StopGo doesn't care whether you've taken photos with its interface or not; you can also use StopGo to import an image sequence, play through it, and then export as a movie. Do this with the Import function in the File menu. Currently, only sequential JPEGs are supported, but support for more formats are forthcoming.

In this way, I have had users draw digital cells in Inkscape, import those cells into StopGo, and export the frames as a movie file. It's the long way around, but if StopGo can help people get over the learning curve of FFmpeg and successfully produce an animation all their own, then StopGo has accomplished its mission.

Playback

Click the Play button to start playback of your animation.

Rendering

Once your animation is finished, export your work with the Render selection from the File menu. By default, the frame rate of StopGo animation is 8 frames per second. That's a mere third of the industry standard of 24 fps, but it brings with it the distinct advantage of only having to produce, for example, 8 snapshots for one second of animation intead of 24 snapshots, or 480 for a minute instead of 1,440, a huge difference.

The more frames the smoother the action, though, so if you're working on something that you want to be as fluid as possible, use a higher frame rate.

The default resolution is HD 1080, with an option to use HD 720 for a smaller file size.

These export options can be set in the Preferences selection in the Edit menu, but if you're doing very advanced work then you might prefer to use StopGo only as the front end for your photos, doing a manual export of the frames. StopGo saves all images as image files in its project folder, so you're free to use ffmpeg from a shell to process your images outside of the StopGo interface.

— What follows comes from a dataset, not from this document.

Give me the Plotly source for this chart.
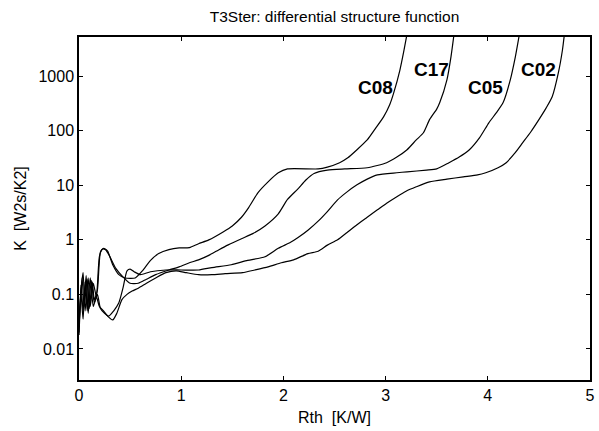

Unless your project is very long, the render should happen quickly. Once finished, you'll have a .webm file on your desktop, suitable for posting to a video sharing site, your own website, or your mobile.

StopGo

StopGo is in use for animation every term at a number of local schools in Wellington, New Zealand. It's constantly improving and it's a project quite happy to receive contribution and improvement. It's written in Python, using mostly the wxWidgets framework and the VLC Python API. Its source code is hosted on notklaatu/stopgo .

Take some time out to watch some of the Lego, Clay, and cut-out student projects that have been created with StopGo, and then go make your own!